In the food industry, women are underrepresented at all levels, according to a 2017 McKinsey & Company report. Women make up 49 percent of entry-level employees in the industry, the “Women in the Food Industry” report states.
Yet, as women rise through the ranks, their representation drops considerably. Women represent 23 percent of the food industry’s C-suite executives, the McKinsey study states.
The biggest gap comes at the highest level, according to a January report released by Catalyst, a nonprofit group focused on advancing women in leadership roles.
Five percent, or 25 women, held CEO positions at S&P 500 companies as of Jan. 3, 2019. The restaurant companies in the index are McDonald’s, Chipotle Mexican Grill, Darden Restaurants, Starbucks and Yum!
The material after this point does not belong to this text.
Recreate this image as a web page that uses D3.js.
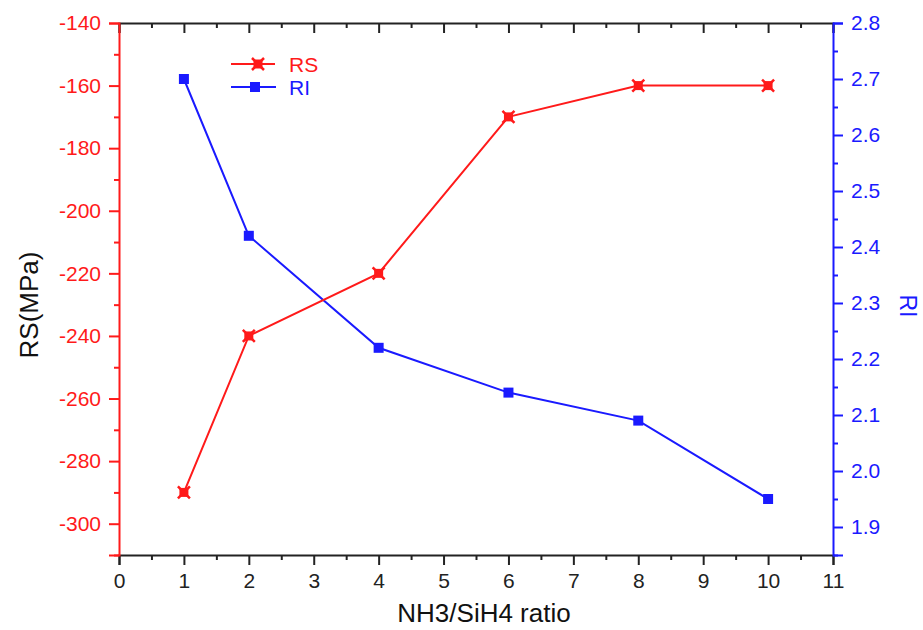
<!DOCTYPE html>
<html>
<head>
<meta charset="utf-8">
<script src="https://cdn.jsdelivr.net/npm/d3@7"></script>
<style>
  body { margin: 0; background: #fff; }
  text { font-family: "Liberation Sans", Arial, sans-serif; }
</style>
</head>
<body>
<div id="chart"></div>
<script>
// data
const ratio = [1, 2, 4, 6, 8, 10];
const rsValues = [-290, -240, -220, -170, -160, -160];
const riValues = [2.70, 2.42, 2.22, 2.14, 2.09, 1.95];
const xTicks = d3.range(0, 12, 1);
const rsTicks = d3.range(-300, -139, 20);
const riTicks = [1.9, 2.0, 2.1, 2.2, 2.3, 2.4, 2.5, 2.6, 2.7, 2.8];

const w = 923;
const h = 630;
const margin = { top: 23, right: 90, bottom: 75, left: 119 };
const width = w - margin.left - margin.right;
const height = h - margin.top - margin.bottom;

const red = "#ff1a1a";
const blue = "#1a1aff";

const svg = d3
  .select("#chart")
  .append("svg")
  .attr("width", w)
  .attr("height", h)
  .append("g")
  .attr("transform", `translate(${margin.left}, ${margin.top})`);

const x = d3.scaleLinear().domain([0, 11]).range([0, width]);
const yL = d3.scaleLinear().domain([-310, -140]).range([height, 0]);
const yR = d3.scaleLinear().domain([1.85, 2.8]).range([height, 0]);

// plain hyphen for negatives, like the original
const hyphen = (d) => String(d).replace("\u2212", "-");

function styleAxis(g, color) {
  g.selectAll("path").attr("stroke", color).attr("stroke-width", 2);
  g.selectAll("line").attr("stroke", color).attr("stroke-width", 2);
  g.selectAll("text").attr("fill", color).attr("font-size", 21);
}

// x axis (bottom)
const xMinor = svg.append("g").attr("transform", `translate(0, ${height})`)
  .call(d3.axisBottom(x).tickValues(d3.range(0.5, 11, 1)).tickSize(5).tickFormat(""));
styleAxis(xMinor, "#222");
xMinor.select("path").remove();
const xAx = svg.append("g").attr("transform", `translate(0, ${height})`)
  .call(d3.axisBottom(x).tickValues(xTicks).tickSize(10).tickPadding(8).tickFormat(d3.format("d")));
styleAxis(xAx, "#222");

// top axis, ticks inward, no labels
const tMinor = svg.append("g")
  .call(d3.axisBottom(x).tickValues(d3.range(0.5, 11, 1)).tickSize(5).tickFormat(""));
styleAxis(tMinor, "#222");
tMinor.select("path").remove();
const tAx = svg.append("g")
  .call(d3.axisBottom(x).tickValues(xTicks).tickSize(10).tickFormat(""));
styleAxis(tAx, "#222");

// left axis RS
const lMinor = svg.append("g")
  .call(d3.axisLeft(yL).tickValues(d3.range(-310, -139, 20)).tickSize(5).tickFormat(""));
styleAxis(lMinor, red);
lMinor.select("path").remove();
const lAx = svg.append("g")
  .call(d3.axisLeft(yL).tickValues(rsTicks).tickSize(10).tickPadding(8).tickFormat((d) => hyphen(d)));
styleAxis(lAx, red);

// right axis RI
const rMinor = svg.append("g").attr("transform", `translate(${width}, 0)`)
  .call(d3.axisRight(yR).tickValues([1.85, 1.95, 2.05, 2.15, 2.25, 2.35, 2.45, 2.55, 2.65, 2.75]).tickSize(5).tickFormat(""));
styleAxis(rMinor, blue);
rMinor.select("path").remove();
const rAx = svg.append("g").attr("transform", `translate(${width}, 0)`)
  .call(d3.axisRight(yR).tickValues(riTicks).tickSize(10).tickPadding(8).tickFormat(d3.format(".1f")));
styleAxis(rAx, blue);

// axis titles
svg.append("text")
  .attr("transform", `translate(${-81}, ${height / 2 + 16}) rotate(-90)`)
  .attr("text-anchor", "middle")
  .attr("font-size", 26)
  .attr("fill", "#111")
  .text("RS(MPa)");
svg.append("text")
  .attr("transform", `translate(${width + 67}, ${height / 2 + 17}) rotate(90)`)
  .attr("text-anchor", "middle")
  .attr("font-size", 23)
  .attr("fill", blue)
  .text("RI");
svg.append("text")
  .attr("x", width / 2 + 8)
  .attr("y", height + 67)
  .attr("text-anchor", "middle")
  .attr("font-size", 26)
  .attr("fill", "#111")
  .text("NH3/SiH4 ratio");

const rsData = ratio.map((d, i) => ({ x: d, y: rsValues[i] }));
const riData = ratio.map((d, i) => ({ x: d, y: riValues[i] }));

// RI line + square markers
svg.append("path")
  .datum(riData)
  .attr("fill", "none")
  .attr("stroke", blue)
  .attr("stroke-width", 2)
  .attr("d", d3.line().x((d) => x(d.x)).y((d) => yR(d.y)));
svg.selectAll(".ri-pt")
  .data(riData)
  .enter()
  .append("rect")
  .attr("class", "ri-pt")
  .attr("x", (d) => x(d.x) - 5)
  .attr("y", (d) => yR(d.y) - 5)
  .attr("width", 10)
  .attr("height", 10)
  .attr("fill", blue);

// RS line + star-square markers
svg.append("path")
  .datum(rsData)
  .attr("fill", "none")
  .attr("stroke", red)
  .attr("stroke-width", 2)
  .attr("d", d3.line().x((d) => x(d.x)).y((d) => yL(d.y)));

function rsMarker(g) {
  g.append("rect").attr("x", -4.5).attr("y", -4.5).attr("width", 9).attr("height", 9).attr("fill", red);
  g.append("path").attr("d", "M-6,-6L6,6M-6,6L6,-6").attr("stroke", red).attr("stroke-width", 2.5);
}
svg.selectAll(".rs-pt")
  .data(rsData)
  .enter()
  .append("g")
  .attr("class", "rs-pt")
  .attr("transform", (d) => `translate(${x(d.x)}, ${yL(d.y)})`)
  .each(function () { rsMarker(d3.select(this)); });

// legend
const leg = svg.append("g").attr("transform", "translate(112, 41)");
leg.append("line").attr("x1", 0).attr("x2", 44).attr("stroke", red).attr("stroke-width", 2);
rsMarker(leg.append("g").attr("transform", "translate(27, 0)"));
leg.append("text").attr("x", 58).attr("y", 8).attr("font-size", 21).attr("fill", red).text("RS");
leg.append("line").attr("x1", 0).attr("x2", 45).attr("y1", 23).attr("y2", 23).attr("stroke", blue).attr("stroke-width", 2);
leg.append("rect").attr("x", 19).attr("y", 18).attr("width", 10).attr("height", 10).attr("fill", blue);
leg.append("text").attr("x", 58).attr("y", 31).attr("font-size", 21).attr("fill", blue).text("RI");
</script>
</body>
</html>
Brands. None have female CEOs.
Casting a wider net within the restaurant industry, more female leaders emerge.
Of the 100 largest U.S. restaurant chains, by sales, tracked by NRN, 10 percent are run by women. Those 10 brands include Taco Bell, Panda Express, Cracker Barrel Old Country Store, Ruth’s Chris Steak House, In-N-Out Burger, Red Robin Gourmet Burgers and Brews, Dickey’s Barbecue Pit, Auntie Anne’s, White Castle and Boston Market.
Of the 25 public restaurant CEO salaries that NRN tracks, three are for women: Elizabeth Smith of Bloomin’ Brands ($7.4 million in 2017), Sandra B. Cochran of Cracker Barrel ($6.2 million in 2017) and Denny Marie Post of Red Robin ($3.6 million in 2017).
When it comes to C-suite representation of women, large-cap restaurant companies such as McDonald’s and Yum! Brands are outperforming the food industry average.
Of the 20 corporate leaders at McDonald’s, six are women. Three have “chief” in their title. Chipotle’s 10-person management team consists of three women, including two new “chiefs” appointed this year.
Of the 53 global executives at Starbucks, 20 are women in roles ranging from SVP to COO. Of the 11 senior leaders at Yum! Brands, three are women. Of those, two are co-presidents at Yum’s most successful chain, Taco Bell.
In the boardroom, lawmakers in California are doing their part to close the leadership gender gap.
In September, California became the first state in the U.S. to require public companies with headquarters based in the state to have at least one woman on their board by the end of 2019.
The Habit Restaurants Inc. was one of the first California-based restaurant companies to comply, with the October appointment of Karin Timpone, global marketing officer at Marriott International.
Studies have shown that elevating more women to leadership roles can pay dividends.
According to the annual “Women Matter” report by McKinsey Global Institute, “gender diversity in management correlates with better organizational effectiveness and higher financial results.”
Roughly $12 trillion could be added to global GDP in 2025 by closing the gender gap of women in the workforce, the report states.
Catalyst CEO Lorraine Hariton said in a Dec. 11 blog post that change is in the air for women, driven in part by the #MeToo movement.
“It’s palpable,” she said. “It’s electric.”
But now is the time to strike to improve the power imbalance between women and men, she wrote: “If we stand up now, we can articulate what we want the future of work to be.”